** start **

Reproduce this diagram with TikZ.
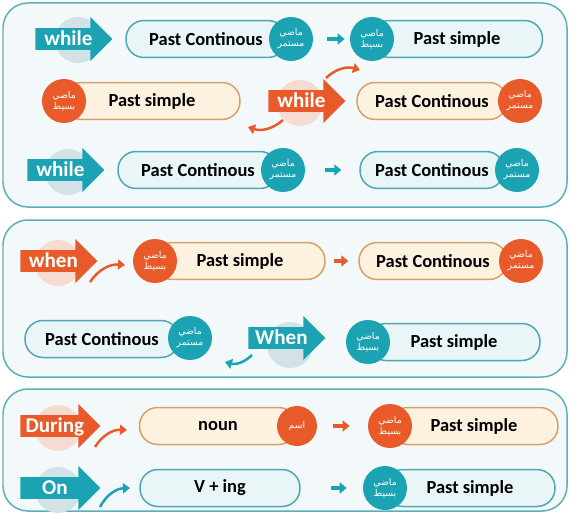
\documentclass[tikz,border=0pt]{standalone}
\usepackage{fontspec}
\setmainfont{Carlito}
\newfontfamily\arabicfont[Script=Arabic]{DejaVu Sans}
\TeXXeTstate=1
\usetikzlibrary{shapes.arrows,arrows.meta}
\definecolor{tealc}{HTML}{1BA3B3}
\definecolor{orangec}{HTML}{E95A2B}
\definecolor{bluefill}{HTML}{EAF5F8}
\definecolor{blueline}{HTML}{4FA7B3}
\definecolor{creamfill}{HTML}{FDF2E0}
\definecolor{creamline}{HTML}{D8A066}
\definecolor{panelfill}{HTML}{F3F9FB}
\definecolor{panelline}{HTML}{5BB0BC}
\definecolor{halot}{HTML}{D3E2E7}
\definecolor{haloo}{HTML}{F5DBD0}
\newcommand\madimustamir{\beginR ماضي\endR\\\beginR مستمر\endR}
\newcommand\madibasit{\beginR ماضي\endR\\\beginR بسيط\endR}

\begin{document}
\begin{tikzpicture}[x=0.02cm,y=-0.02cm,
		panel/.style={draw=panelline,fill=panelfill,line width=0.03cm,rounded corners=0.5cm},
		banner/.style={single arrow,fill=#1,text=white,font=\bfseries\fontsize{12}{12}\selectfont,
			anchor=tail,single arrow head extend=0.22cm,minimum height=1.54cm,
			text height=8.5pt,text depth=1.5pt,inner ysep=1pt,inner xsep=2pt},
		pill/.style={rectangle,rounded corners=0.36cm,minimum height=0.74cm,line width=0.03cm,
			font=\bfseries\fontsize{10.5}{10.5}\selectfont},
		bluepill/.style={pill,draw=blueline,fill=bluefill},
		creampill/.style={pill,draw=creamline,fill=creamfill},
		tense/.style={circle,fill=#1,text=white,minimum size=0.88cm,inner sep=0pt,align=center,
			font=\arabicfont\fontsize{5.3}{6.3}\selectfont},
		link/.style={#1,line width=0.08cm,-{Triangle[length=0.14cm,width=0.22cm]}},
		curl/.style={#1,line width=0.05cm,-{Triangle[length=0.14cm,width=0.2cm]}}]
	\useasboundingbox (0,0) rectangle (570,513);
	\draw[panel] (3,3) rectangle (567,207);
	\draw[panel] (3,220) rectangle (567,377);
	\draw[panel] (3,389) rectangle (567,511);
	\fill[halot] (78,40) circle (0.46cm);
	\fill[haloo] (300,103) circle (0.46cm);
	\fill[halot] (68,172) circle (0.46cm);
	\fill[haloo] (58,263) circle (0.46cm);
	\fill[halot] (290,345) circle (0.46cm);
	\fill[haloo] (58,428) circle (0.46cm);
	\fill[halot] (58,490) circle (0.46cm);
	\node[banner=tealc] (w1) at (35,39) {while};
	\node[banner=orangec] (w2) at (268,101) {while};
	\node[banner=tealc] (w3) at (27,170) {while};
	\node[banner=orangec] (w4) at (20,261) {when};
	\node[banner=tealc] (w5) at (248,338) {When};
	\node[banner=orangec,minimum height=1.6cm] (w6) at (20,426) {During};
	\node[banner=tealc,minimum height=1.6cm] (w7) at (20,488) {On};
	\node[bluepill,minimum width=3.2cm] (pc1) at (206,39) {Past Continous};
	\node[tense=tealc] (c1) at (291,39) {\madimustamir};
	\node[bluepill,minimum width=3.42cm] (ps1) at (457,39) {Past simple};
	\node[tense=tealc] (c2) at (372,39) {\madibasit};
	\node[creampill,minimum width=3.52cm] (ps2) at (152,101) {Past simple};
	\node[tense=orangec] (o1) at (64,101) {\madibasit};
	\node[creampill,minimum width=3.0cm] (pc2) at (432,101) {Past Continous};
	\node[tense=orangec] (o2) at (520,101) {\madimustamir};
	\node[bluepill,minimum width=3.2cm] (pc3) at (198,170) {Past Continous};
	\node[tense=tealc] (c3) at (283,170) {\madimustamir};
	\node[bluepill,minimum width=2.88cm] (pc4) at (432,170) {Past Continous};
	\node[tense=tealc] (c4) at (517,170) {\madimustamir};
	\node[creampill,minimum width=3.4cm] (ps4) at (240,261) {Past simple};
	\node[tense=orangec] (o3) at (155,261) {\madibasit};
	\node[creampill,minimum width=2.96cm] (pc5) at (433,261) {Past Continous};
	\node[tense=orangec] (o4) at (521,261) {\madimustamir};
	\node[bluepill,minimum width=3.08cm] (pc6) at (102,339) {Past Continous};
	\node[tense=tealc] (c5) at (190,338) {\madimustamir};
	\node[bluepill,minimum width=3.44cm] (ps6) at (454,342) {Past simple};
	\node[tense=tealc] (c6) at (368,342) {\madibasit};
	\node[creampill,minimum width=3.14cm] (noun) at (218,426) {noun};
	\node[tense=orangec,minimum size=0.8cm] (o5) at (297,426) {\beginR اسم\endR};
	\node[creampill,minimum width=3.36cm] (ps7) at (474,426) {Past simple};
	\node[tense=orangec] (o6) at (390,426) {\madibasit};
	\node[bluepill,minimum width=3.2cm] (ving) at (220,488) {V + ing};
	\node[bluepill,minimum width=3.4cm] (ps8) at (470,488) {Past simple};
	\node[tense=tealc] (c7) at (385,488) {\madibasit};
	\draw[link=tealc,shorten <=0.28cm,shorten >=0.1cm] (c1) -- (c2);
	\draw[link=tealc,shorten <=0.4cm,shorten >=0.36cm] (c3) -- (pc4);
	\draw[link=orangec,shorten <=0.16cm,shorten >=0.2cm] (ps4) -- (pc5);
	\draw[link=orangec,shorten <=0.32cm,shorten >=0.36cm] (o5) -- (o6);
	\draw[link=tealc,shorten <=0.6cm,shorten >=0.32cm] (ving) -- (c7);
	\coordinate (k1) at (326,78);
	\coordinate (k2) at (360,70);
	\coordinate (k3) at (283,120);
	\coordinate (k4) at (248,127);
	\coordinate (k5) at (90,282);
	\coordinate (k6) at (125,265);
	\coordinate (k7) at (252,355);
	\coordinate (k8) at (225,362);
	\coordinate (k9) at (95,447);
	\coordinate (k10) at (127,430);
	\coordinate (k11) at (100,507);
	\coordinate (k12) at (130,488);
	\draw[curl=orangec] (k1) to[bend left=30] (k2);
	\draw[curl=orangec] (k3) to[bend left] (k4);
	\draw[curl=orangec] (k5) to[bend left] (k6);
	\draw[curl=tealc] (k7) to[bend left] (k8);
	\draw[curl=orangec] (k9) to[bend left] (k10);
	\draw[curl=tealc] (k11) to[bend left] (k12);
\end{tikzpicture}
\end{document}
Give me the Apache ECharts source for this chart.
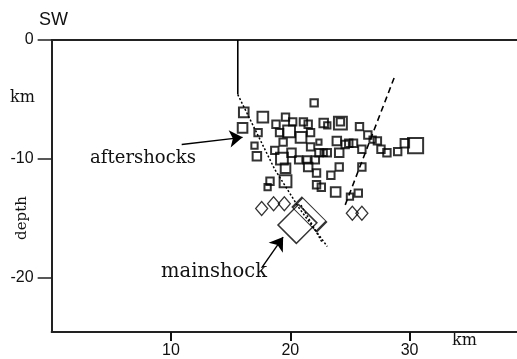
<!DOCTYPE html>
<html><head><meta charset="utf-8">
<script src="https://cdn.jsdelivr.net/npm/echarts@6/dist/echarts.min.js"></script>
<style>html,body{margin:0;padding:0;background:#fff}#c{width:517px;height:359px}</style>
</head><body><div id="c"></div>
<script>
// x: distance (km), y: depth (km, negative), m: relative size class
const aftershocks = [
  [16.1,-6.1,3],[16.0,-7.4,3],[17.3,-7.8,2],[17.7,-6.5,3.5],[17.0,-8.9,1.5],[17.2,-9.8,2.5],
  [22.0,-5.3,2],[18.8,-7.1,2],[19.6,-6.5,2],[20.2,-6.9,2],[19.1,-7.8,2],[19.9,-7.7,4],
  [21.1,-6.9,2],[21.5,-7.1,2],[21.7,-7.8,2],[20.9,-8.2,3.5],[19.4,-8.6,2],[18.7,-9.3,2],
  [20.1,-9.5,2.5],[19.3,-10.0,4],[19.6,-10.8,3],[20.7,-10.1,2],[21.4,-10.1,2],[22.1,-10.1,2],
  [21.5,-10.7,2.5],[22.2,-11.2,2],[21.7,-9.0,2],[22.4,-8.6,1],[22.8,-7.0,2.5],[23.1,-7.2,1.5],
  [24.2,-7.0,4.5],[24.2,-6.9,2],[22.4,-9.5,2],[23.1,-9.5,2],[23.9,-8.5,2.5],[24.6,-8.8,2],
  [25.3,-8.7,2],[24.1,-9.5,2.5],[24.1,-10.7,2],[23.4,-11.4,2],[25.8,-7.3,2],[26.0,-10.7,2],
  [26.5,-8.0,2],[26.9,-8.4,1.5],[27.3,-8.5,2],[26.0,-9.2,2],[27.6,-9.2,2],[28.1,-9.5,2],
  [29.0,-9.4,2],[29.6,-8.7,2.5],[30.5,-8.9,5.5],[22.8,-9.5,1.5],[24.9,-8.7,2],[18.3,-11.9,2],
  [18.1,-12.4,1.5],[19.6,-11.9,4],[22.2,-12.2,2],[22.6,-12.4,2],[23.8,-12.8,3],[25.7,-12.9,2],
  [25.0,-13.2,1.5]
];
const foreshockDiamonds = [[17.6,-14.2],[18.6,-13.8],[19.5,-13.8],[25.2,-14.6],[26.0,-14.6]];
const mainshockRects = [[20.6,-15.5],[21.6,-14.7]];
const faultWestSurface = [[15.6,0],[15.6,-4.6]];
const faultWestDeep = [[15.6,-4.6],[18.7,-10.9],[20.7,-14.1],[23.1,-17.4]];
const faultWestSplay = [[20.9,-13.9],[22.7,-17.1]];
const faultEast = [[28.7,-3.2],[24.6,-13.9]];
const aftershockArrow = [[10.9,-8.8],[16.0,-8.2]];
const mainshockArrow = [[17.6,-19.2],[19.4,-16.6]];
const xTicks = [10,20,30];
const yTicks = [0,-10,-20];

const chart = echarts.init(document.getElementById('c'), null, {renderer:'canvas'});
const sans = 'Liberation Sans';
const axisLine = {show:true, onZero:false, lineStyle:{color:'#222', width:2}};
chart.setOption({
  animation:false,
  backgroundColor:'#fff',
  grid:{left:51.65, right:0, top:40, bottom:26, containLabel:false},
  xAxis:[{
    type:'value', min:0, max:39, position:'bottom',
    axisLine:axisLine,
    axisTick:{show:true, inside:false, length:9, customValues:xTicks, lineStyle:{color:'#111', width:2}},
    axisLabel:{customValues:xTicks, fontFamily:sans, fontSize:16, color:'#111', margin:11},
    splitLine:{show:false}
  },{
    type:'value', min:0, max:39, position:'top',
    axisLine:axisLine, axisTick:{show:false}, axisLabel:{show:false}, splitLine:{show:false}
  }],
  yAxis:{
    type:'value', min:-24.6, max:0,
    axisLine:axisLine,
    axisTick:{show:true, inside:false, length:14, customValues:yTicks, lineStyle:{color:'#222', width:1.5}},
    axisLabel:{customValues:yTicks, fontFamily:sans, fontSize:16, color:'#111', margin:18},
    splitLine:{show:false}
  },
  series:[
    {type:'scatter', data:aftershocks.map(d=>[d[0],d[1],d[2]]), symbol:'rect',
     symbolSize:v=>3+2.2*v[2],
     itemStyle:{color:'rgba(0,0,0,0)', borderColor:'#000', borderWidth:2}, z:5},
    {type:'scatter', data:foreshockDiamonds, symbol:'diamond', symbolSize:[12,14],
     itemStyle:{color:'rgba(0,0,0,0)', borderColor:'#000', borderWidth:1.3}, z:5},
    {type:'scatter', data:[mainshockRects[0]], symbol:'rect', symbolSize:[29,26], symbolRotate:45,
     itemStyle:{color:'rgba(0,0,0,0)', borderColor:'#000', borderWidth:1.5}, z:5},
    {type:'scatter', data:[mainshockRects[1]], symbol:'rect', symbolSize:[34,14], symbolRotate:-45,
     itemStyle:{color:'rgba(0,0,0,0)', borderColor:'#000', borderWidth:1.5}, z:5},
    {type:'line', data:faultWestSurface, showSymbol:false, symbol:'none',
     lineStyle:{color:'#000', width:1.6}},
    {type:'lines', coordinateSystem:'cartesian2d', polyline:true,
     data:[{coords:faultWestDeep}], symbol:['none','arrow'], symbolSize:10,
     lineStyle:{color:'#000', width:1.5, type:[2,2], opacity:1}},
    {type:'lines', coordinateSystem:'cartesian2d', polyline:true,
     data:[{coords:faultWestSplay}], symbol:['none','none'],
     lineStyle:{color:'#000', width:1.4, type:[2,2], opacity:1}},
    {type:'lines', coordinateSystem:'cartesian2d', polyline:true,
     data:[{coords:faultEast}], symbol:['none','none'],
     lineStyle:{color:'#000', width:1.6, type:[6,4], opacity:1}},
    {type:'lines', coordinateSystem:'cartesian2d',
     data:[{coords:aftershockArrow},{coords:mainshockArrow}], symbol:['none','arrow'], symbolSize:[10,13],
     lineStyle:{color:'#000', width:1.4, opacity:1}}
  ],
  graphic:[
    {type:'text', left:39, top:11, style:{text:'SW', font:'18px "Liberation Sans"', fill:'#111'}},
    {type:'text', left:10, top:90, style:{text:'km', font:'16px "DejaVu Serif"', fill:'#111'}},
    {type:'text', x:22, y:218, rotation:Math.PI/2, style:{text:'depth', font:'15px "DejaVu Serif"', fill:'#111', align:'center', verticalAlign:'middle'}},
    {type:'text', left:452, top:333, style:{text:'km', font:'16px "DejaVu Serif"', fill:'#111'}},
    {type:'text', x:143, y:158, style:{text:'aftershocks', font:'18px "DejaVu Serif"', fill:'#111', align:'center', verticalAlign:'middle'}},
    {type:'text', x:214, y:272, style:{text:'mainshock', font:'19.5px "DejaVu Serif"', fill:'#111', align:'center', verticalAlign:'middle'}}
  ]
});
</script></body></html>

** end **

Given instruction =
Read the entries above, then pull out the lines that include "this".

Expected answer =
Reproduce this diagram with TikZ.
Give me the Apache ECharts source for this chart.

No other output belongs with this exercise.